The worst disaster in the US space program’s history played out in front of millions of television viewers 30 years ago this week when the Space Shuttle Challenger exploded 73 seconds after liftoff, killing all seven astronauts aboard. Along with the loss of lives, the Challenger’s destruction halted the shuttle program for nearly three years and prompted a rethinking of whether the US government should even be exploring outer space. What you might not know about the Challenger’s legacy is that Arlington National Cemetery is home to a memorial to the fallen spacecraft and a reminder of NASA’s durability.

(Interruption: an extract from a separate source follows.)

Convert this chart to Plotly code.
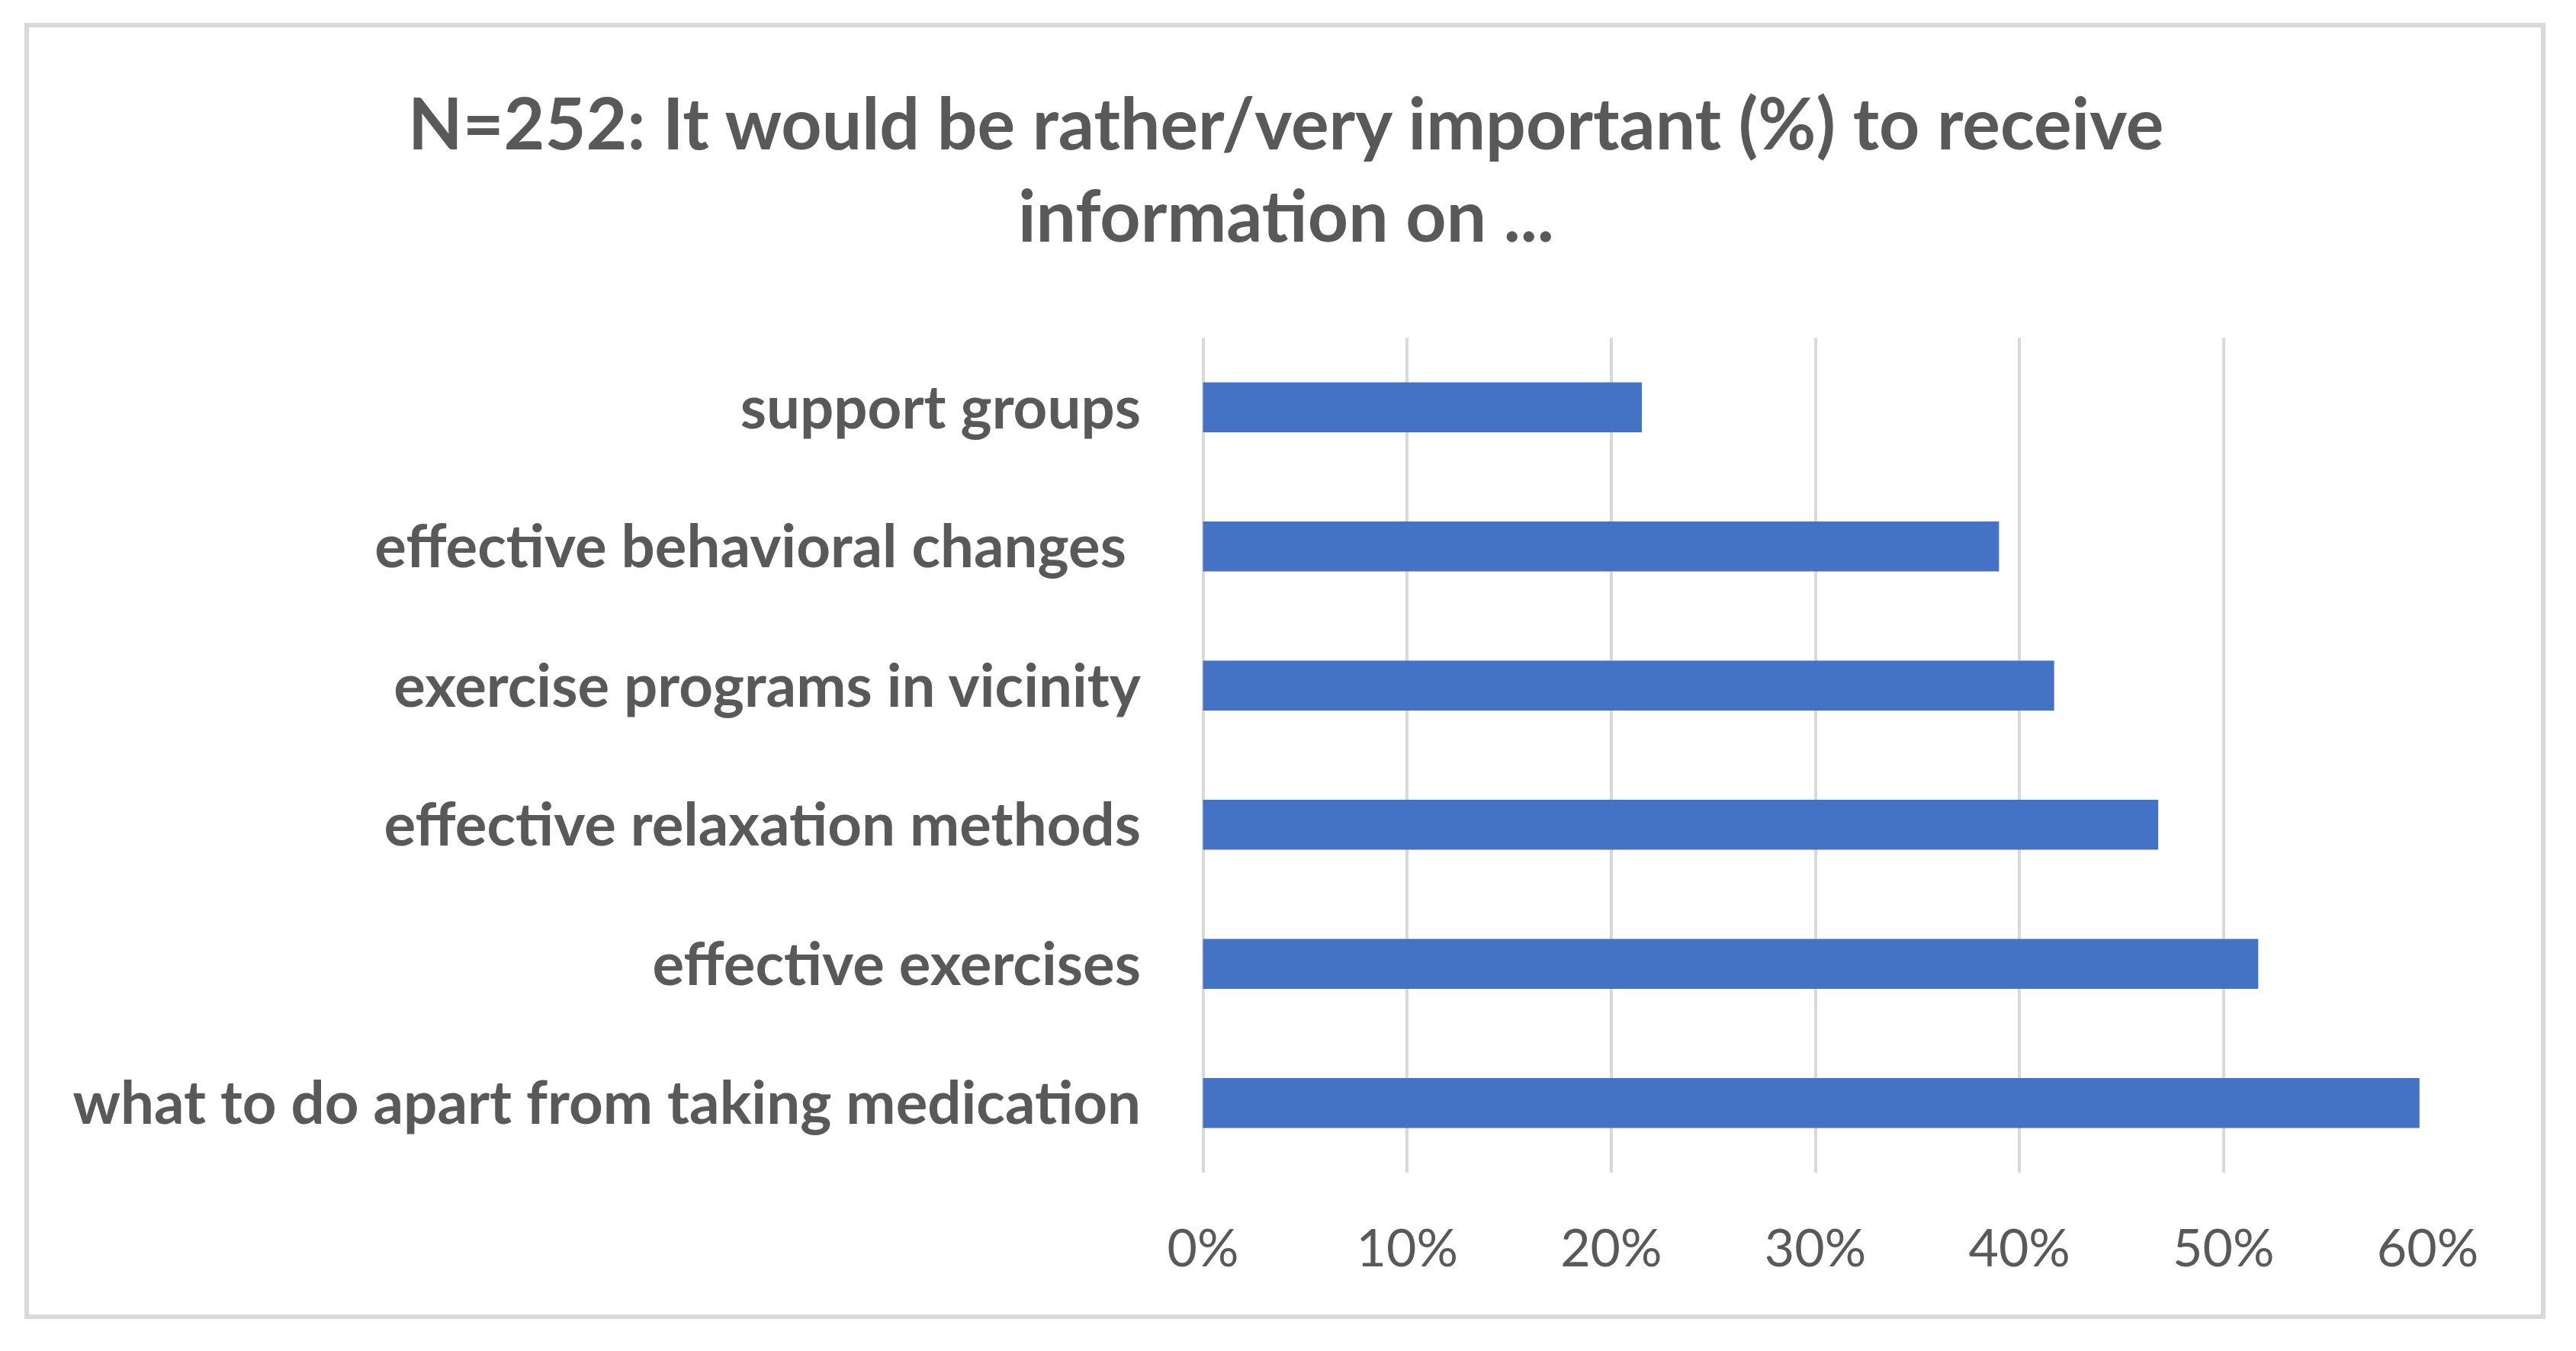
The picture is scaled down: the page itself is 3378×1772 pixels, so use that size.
import plotly.graph_objects as go

# ---- data (top to bottom as shown) ----
categories = [
    "support groups",
    "effective behavioral changes\u00a0",
    "exercise programs in vicinity",
    "effective relaxation methods",
    "effective exercises",
    "what to do apart from taking medication",
]
values = [21.5, 39.0, 41.7, 46.8, 51.7, 59.6]
tick_vals = [0, 10, 20, 30, 40, 50, 60]
tick_text = ["0%", "10%", "20%", "30%", "40%", "50%", "60%"]
title_lines = ["N=252: It would be rather/very important (%) to receive", "information on ..."]

# page body has an 8px margin; compensate
OFF = 8
WIN_W, WIN_H = 3378, 1772
W, H = WIN_W - OFF, WIN_H - OFF
PLOT_L, PLOT_R, PLOT_T, PLOT_B = 1577, 3184, 443, 1538  # window pixel coords
L = PLOT_L - OFF
T = PLOT_T - OFF
R = W - (PLOT_R - OFF)
B = H - (PLOT_B - OFF)
PW, PH = W - L - R, H - T - B

def px_x(px):
    return (px - OFF - L) / PW

def px_y(py):
    return (H - B - (py - OFF)) / PH

FONT = "Lato"
GREY = "#595959"
GRID = "#D9D9D9"

fig = go.Figure(go.Bar(
    x=values,
    y=categories,
    orientation="h",
    marker=dict(color="#4472C4", line=dict(width=0)),
    width=0.36,
))

fig.update_layout(
    width=W, height=H,
    margin=dict(l=L, r=R, t=T, b=B, autoexpand=False),
    paper_bgcolor="white",
    plot_bgcolor="white",
    showlegend=False,
    font=dict(family=FONT, color=GREY),
)

fig.update_xaxes(
    range=[-0.02, 60.02],
    tickvals=tick_vals,
    ticktext=tick_text,
    showgrid=True,
    gridcolor=GRID,
    gridwidth=4,
    zeroline=True,
    zerolinecolor=GRID,
    zerolinewidth=4,
    showline=False,
    ticks="",
    tickfont=dict(family=FONT, size=68, color=GREY),
    ticklabelstandoff=54,
)

fig.update_yaxes(
    categoryorder="array",
    categoryarray=categories[::-1],
    showgrid=False,
    zeroline=False,
    showline=False,
    ticks="",
    tickfont=dict(family=FONT, size=78, color=GREY, weight="bold"),
    ticklabelstandoff=80,
)

# title lines
for txt, yc in zip(title_lines, [160, 281]):
    fig.add_annotation(
        text=f"<b>{txt}</b>",
        xref="paper", yref="paper",
        x=px_x(1686), y=px_y(yc),
        xanchor="center", yanchor="middle",
        showarrow=False,
        font=dict(family=FONT, size=93, color=GREY),
    )

# outer chart border
fig.add_shape(
    type="rect", xref="paper", yref="paper",
    x0=px_x(35), x1=px_x(3335), y0=px_y(1727), y1=px_y(33),
    line=dict(color=GRID, width=6),
    fillcolor="rgba(0,0,0,0)",
    layer="below",
)

fig.write_html("out.html")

In March 1987, 14 months after the explosion, Vice President George H.W. Bush joined the shuttle crew’s families and 400 spectators at the dedication of the Space Shuttle Challenger Memorial. The memorial, designed by Sarah LeClerc, is a slab of Vermont marble mounted with a bronze plaque featuring a seven-pointed star with a bas-relief of the Challenger at its center. Surrounding the star are the faces of the seven crew. Carved into the back is the aviation-themed poem “High Flight,” to which President Ronald Reagan alluded when he addressed the nation the night following the Challenger explosion.
The commemoration of the Challenger’s crew at Arlington took place over several installments. The identifiable remains collected after a three-month search of the Atlantic Ocean floor were transferred to the members’ families, who planned their own burials. Mission commander Francis Scobee and Navy Capt. Michael Smith were interred at Arlington National Cemetery in April 1986.
On May 20, the unidentifiable remains of Challenger’s crew was buried near Arlington’s Amphitheater and Scobee’s gravesite in Section 46 of the cemetery. A congressional resolution authorizing a memorial to the crew came several weeks later.
“We meet on these hallowed grounds… to honor seven astronauts who made the ultimate sacrifice for their country,” Bush said during the dedication ceremony the following spring. “We promise that we shall not forget. We will keep the program alive. We will complete the great voyage. We will move into the exciting future with confidence.”
The program also included a reading of “High Flight,” and a flyover by four jets as the final lines were read: “Oh, I have slipped the surly bonds of earth/And danced the skies on laughter-silvered wings.”
Thirty years later, the Challenger is still remembered by the millions who come to Arlington National Cemetery and visit the memorial that stands in the crew’s honor. NASA also has an annual day of remembrance for the Challenger crew as well as others who have died in accidents over the agency’s history.